:: Data provided ::

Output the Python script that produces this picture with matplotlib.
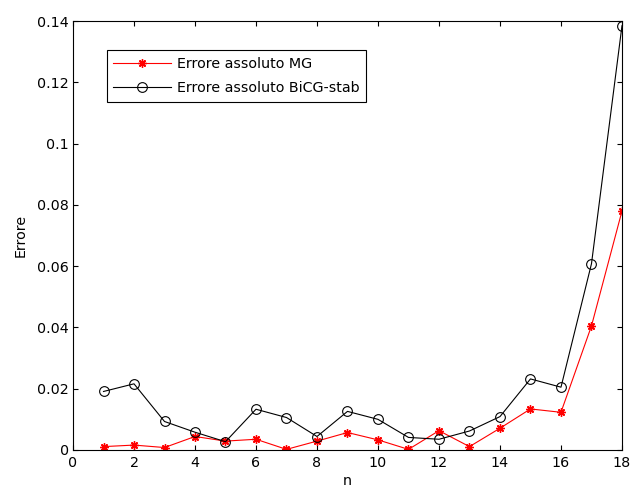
import matplotlib
matplotlib.use("Agg")
import matplotlib.pyplot as plt

n = list(range(1, 19))
err_mg = [0.0011, 0.0016, 0.0008, 0.0044, 0.0029, 0.0035, 0.0002, 0.0029, 0.0057,
          0.0033, 0.0002, 0.0063, 0.0011, 0.0071, 0.0134, 0.0123, 0.0405, 0.0780]
err_bicg = [0.0191, 0.0216, 0.0093, 0.0058, 0.0027, 0.0133, 0.0106, 0.0044, 0.0126,
            0.0100, 0.0041, 0.0035, 0.0062, 0.0109, 0.0232, 0.0205, 0.0608, 0.1385]
xticks = list(range(0, 19, 2))
yticks = [0, 0.02, 0.04, 0.06, 0.08, 0.1, 0.12, 0.14]
ytick_labels = ["0", "0.02", "0.04", "0.06", "0.08", "0.1", "0.12", "0.14"]

plt.rcParams['font.family'] = ['DejaVu Sans']
plt.rcParams['font.size'] = 10.3

fig = plt.figure(figsize=(6.31, 4.92), dpi=100)
ax = fig.add_axes([0.1157, 0.0854, 0.8700, 0.8716])

ax.plot(n, err_mg, color='red', marker=(8, 2, 0), markersize=6, markeredgewidth=1.0,
        linewidth=0.8, label='Errore assoluto MG')
ax.plot(n, err_bicg, color='black', marker='o', markersize=7, markerfacecolor='none',
        markeredgewidth=0.8, linewidth=0.8, label='Errore assoluto BiCG-stab')

ax.set_xlim(0, 18)
ax.set_ylim(0, 0.14)
ax.set_xticks(xticks)
ax.set_yticks(yticks)
ax.set_yticklabels(ytick_labels)
ax.tick_params(direction='in', top=True, right=True, length=3.5, width=0.8)
ax.tick_params(axis='x', pad=4)
ax.tick_params(axis='y', pad=3)
for s in ax.spines.values():
    s.set_linewidth(0.8)

ax.set_xlabel('n', labelpad=3)
ax.set_ylabel('Errore', labelpad=7)

leg = ax.legend(loc='upper left', bbox_to_anchor=(0.0619, 0.932), borderaxespad=0,
                fancybox=False, edgecolor='black', framealpha=1, borderpad=0.45,
                handlelength=4.0, handletextpad=0.45, labelspacing=0.75)
leg.get_frame().set_linewidth(0.8)

fig.savefig('out.png', dpi=100)
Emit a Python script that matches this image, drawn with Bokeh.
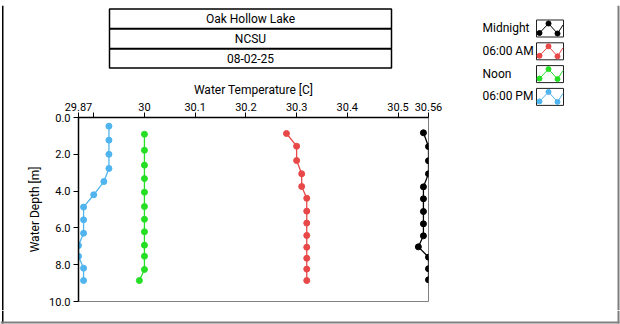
from bokeh.plotting import figure
from bokeh.layouts import row, column
from bokeh.models import Range1d, FixedTicker, NumeralTickFormatter
from bokeh.core.properties import value
from bokeh.embed import file_html
from bokeh.resources import INLINE

# ---------------- data ----------------
series_names = ["Midnight", "06:00 AM", "Noon", "06:00 PM"]
series_colors = ["#000000", "#E84848", "#25DF25", "#50B4EE"]

midnight_depth = [0.83, 1.58, 2.35, 3.06, 3.77, 4.42, 5.11, 5.78, 6.43, 7.03, 7.59, 8.22, 8.82]
midnight_temp = [30.55, 30.56, 30.56, 30.56, 30.55, 30.55, 30.55, 30.55, 30.55, 30.54, 30.56, 30.56, 30.56]

sixam_depth = [0.87, 1.56, 2.34, 3.06, 3.75, 4.39, 5.09, 5.74, 6.41, 7.05, 7.65, 8.24, 8.86]
sixam_temp = [30.28, 30.30, 30.30, 30.31, 30.31, 30.32, 30.32, 30.32, 30.32, 30.32, 30.32, 30.32, 30.32]

noon_depth = [0.91, 1.78, 2.59, 3.32, 4.06, 4.84, 5.53, 6.21, 6.94, 7.54, 8.26, 8.86]
noon_temp = [30.00, 30.00, 30.00, 30.00, 30.00, 30.00, 30.00, 30.00, 30.00, 30.00, 30.00, 29.99]

sixpm_depth = [0.47, 1.23, 2.00, 2.77, 3.48, 4.20, 4.87, 5.56, 6.29, 6.96, 7.54, 8.19, 8.86]
sixpm_temp = [29.93, 29.93, 29.93, 29.93, 29.92, 29.90, 29.88, 29.88, 29.88, 29.87, 29.87, 29.88, 29.88]

x_ticks = [29.87, 30.0, 30.1, 30.2, 30.3, 30.4, 30.5, 30.56]
x_tick_labels = ["29.87", "30", "30.1", "30.2", "30.3", "30.4", "30.5", "30.56"]
x_minor_ticks = [29.9]
y_ticks = [0, 2, 4, 6, 8, 10]

title_lines = ["Oak Hollow Lake", "NCSU", "08-02-25"]
x_title = "Water Temperature [C]"
y_title = "Water Depth [m]"

# ---------------- layout constants (canvas pixels) ----------------
W, H = 620, 324
TOP_H = 5           # top border strip height
LEFT_W = 12         # left column width
MID_R = 445         # right edge of middle column
HEAD_B = 78         # header bottom
BOT_Y = 310         # bottom strip top
FL, FR, FT, FB = 78, 428, 117, 301   # plot frame
FONT = "Roboto"
BLACK = "#000000"
GRAY = "#7f7f7f"


def deco_fig(x0, x1, y0, y1, xr=None):
    xr = xr or (x0, x1)
    f = figure(width=x1 - x0, height=y1 - y0, output_backend="svg", toolbar_location=None,
               x_range=Range1d(*xr), y_range=Range1d(y1, y0),
               x_axis_type=None, y_axis_type=None, min_border=0)
    f.outline_line_color = None
    f.background_fill_color = "white"
    f.border_fill_color = "white"
    f.grid.visible = False
    return f


def txt(f, xs, ys, texts, align="center", size="12px"):
    f.text(x=xs, y=ys, text=texts, text_font=value(FONT), text_font_size=value(size),
           text_color="black", text_align=align, text_baseline="middle")


def band(f, l, r, t, b, color):
    f.quad(left=[l], right=[r], top=[t], bottom=[b], fill_color=color, line_color=None)


# ---- top strip ----
top = deco_fig(0, W, 0, TOP_H)
band(top, 0, 617, 0, 1.5, BLACK)
band(top, 1.5, 3, 0, TOP_H, BLACK)
band(top, 617, 619, 0, TOP_H, GRAY)

# ---- left column ----
left = deco_fig(0, LEFT_W, TOP_H, BOT_Y)
band(left, 1.5, 3, TOP_H, BOT_Y, BLACK)

# ---- header (its frame is aligned with the plot frame by the column layout) ----
head = deco_fig(LEFT_W, MID_R, TOP_H, HEAD_B, xr=(FL, FR))
row_tops = [8.5, 28.5, 48.5]
row_bottoms = [28.0, 48.0, 67.5]
head.quad(left=[109] * 3, right=[391] * 3, top=row_tops, bottom=row_bottoms,
          fill_color="white", line_color="black", line_width=1.5)
txt(head, [250] * 3, [(t + b) / 2 for t, b in zip(row_tops, row_bottoms)], title_lines)

# ---- main plot ----
p = figure(width=MID_R - LEFT_W, height=BOT_Y - HEAD_B, output_backend="svg", toolbar_location=None,
           x_range=Range1d(29.87, 30.56), y_range=Range1d(10, 0),
           x_axis_location="above",
           min_border_left=FL - LEFT_W, min_border_right=MID_R - FR,
           min_border_top=FT - HEAD_B, min_border_bottom=BOT_Y - FB)
p.background_fill_color = "white"
p.border_fill_color = "white"
p.outline_line_color = "#808080"
p.outline_line_width = 1
p.xgrid.visible = False
p.ygrid.visible = False

xa = p.xaxis[0]
xa.ticker = FixedTicker(ticks=x_ticks, minor_ticks=x_minor_ticks)
xa.major_label_overrides = dict(zip(x_ticks, x_tick_labels))
xa.axis_label = x_title
ya = p.yaxis[0]
ya.ticker = FixedTicker(ticks=y_ticks)
ya.formatter = NumeralTickFormatter(format="0.0")
ya.axis_label = y_title
for ax in (xa, ya):
    ax.axis_line_color = "black"
    ax.axis_line_width = 1.5
    ax.major_tick_line_color = "black"
    ax.minor_tick_line_color = "black"
    ax.major_tick_out = 5
    ax.major_tick_in = 0
    ax.minor_tick_out = 5
    ax.minor_tick_in = 0
    ax.major_label_text_font = FONT
    ax.major_label_text_font_size = "11px"
    ax.major_label_text_color = "black"
    ax.axis_label_text_font = FONT
    ax.axis_label_text_font_size = "12px"
    ax.axis_label_text_font_style = "normal"
    ax.axis_label_text_color = "black"
xa.major_label_standoff = 2
xa.axis_label_standoff = 3
ya.major_label_standoff = 3
ya.axis_label_standoff = 4
ya.minor_tick_out = 0

series = [(midnight_temp, midnight_depth), (sixam_temp, sixam_depth),
          (noon_temp, noon_depth), (sixpm_temp, sixpm_depth)]
for (t, d), c in zip(series, series_colors):
    p.line(t, d, line_color=c, line_width=1.3)
    p.scatter(t, d, marker="circle", size=6, fill_color=c, line_color=c)

# ---- right column with legend ----
rt = deco_fig(MID_R, W, TOP_H, BOT_Y)
band(rt, 617, 619, TOP_H, BOT_Y, GRAY)

LX, BL, BR, BH, STEP, TOP0 = 482, 536, 563, 17, 22.8, 19.5
tops = [TOP0 + STEP * i for i in range(len(series_names))]
txt(rt, [LX] * len(series_names), [t + 8 for t in tops], series_names, align="left")
rt.quad(left=[BL] * 4, right=[BR] * 4, top=tops, bottom=[t + BH for t in tops],
        fill_color="white", line_color="#202020", line_width=1)
rel = [(1, 15), (3, 13), (12, 3.5), (21, 13.5), (26.5, 5)]
for t, c in zip(tops, series_colors):
    xs = [BL + dx for dx, dy in rel]
    ys = [t + dy for dx, dy in rel]
    rt.line(xs, ys, line_color=c, line_width=1)
    rt.scatter(xs[1:4], ys[1:4], marker="circle", size=5, fill_color=c, line_color=c)

# ---- bottom strip ----
bot = deco_fig(0, W, BOT_Y, H)
band(bot, 1.5, 3, BOT_Y, 323, BLACK)
band(bot, 617, 619, BOT_Y, 323, GRAY)
band(bot, 0, 619, 321, 323, GRAY)

root = column(top, row(left, column(head, p), rt), bot)
open("out.html", "w").write(file_html(root, INLINE))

:: Aim ::
Take the material above from its first line through the line holding "fig.savefig('out.png', dpi=100)" and set it down exactly, without the pictures.

:: Exercise response ::
Output the Python script that produces this picture with matplotlib.
import matplotlib
matplotlib.use("Agg")
import matplotlib.pyplot as plt

n = list(range(1, 19))
err_mg = [0.0011, 0.0016, 0.0008, 0.0044, 0.0029, 0.0035, 0.0002, 0.0029, 0.0057,
          0.0033, 0.0002, 0.0063, 0.0011, 0.0071, 0.0134, 0.0123, 0.0405, 0.0780]
err_bicg = [0.0191, 0.0216, 0.0093, 0.0058, 0.0027, 0.0133, 0.0106, 0.0044, 0.0126,
            0.0100, 0.0041, 0.0035, 0.0062, 0.0109, 0.0232, 0.0205, 0.0608, 0.1385]
xticks = list(range(0, 19, 2))
yticks = [0, 0.02, 0.04, 0.06, 0.08, 0.1, 0.12, 0.14]
ytick_labels = ["0", "0.02", "0.04", "0.06", "0.08", "0.1", "0.12", "0.14"]

plt.rcParams['font.family'] = ['DejaVu Sans']
plt.rcParams['font.size'] = 10.3

fig = plt.figure(figsize=(6.31, 4.92), dpi=100)
ax = fig.add_axes([0.1157, 0.0854, 0.8700, 0.8716])

ax.plot(n, err_mg, color='red', marker=(8, 2, 0), markersize=6, markeredgewidth=1.0,
        linewidth=0.8, label='Errore assoluto MG')
ax.plot(n, err_bicg, color='black', marker='o', markersize=7, markerfacecolor='none',
        markeredgewidth=0.8, linewidth=0.8, label='Errore assoluto BiCG-stab')

ax.set_xlim(0, 18)
ax.set_ylim(0, 0.14)
ax.set_xticks(xticks)
ax.set_yticks(yticks)
ax.set_yticklabels(ytick_labels)
ax.tick_params(direction='in', top=True, right=True, length=3.5, width=0.8)
ax.tick_params(axis='x', pad=4)
ax.tick_params(axis='y', pad=3)
for s in ax.spines.values():
    s.set_linewidth(0.8)

ax.set_xlabel('n', labelpad=3)
ax.set_ylabel('Errore', labelpad=7)

leg = ax.legend(loc='upper left', bbox_to_anchor=(0.0619, 0.932), borderaxespad=0,
                fancybox=False, edgecolor='black', framealpha=1, borderpad=0.45,
                handlelength=4.0, handletextpad=0.45, labelspacing=0.75)
leg.get_frame().set_linewidth(0.8)

fig.savefig('out.png', dpi=100)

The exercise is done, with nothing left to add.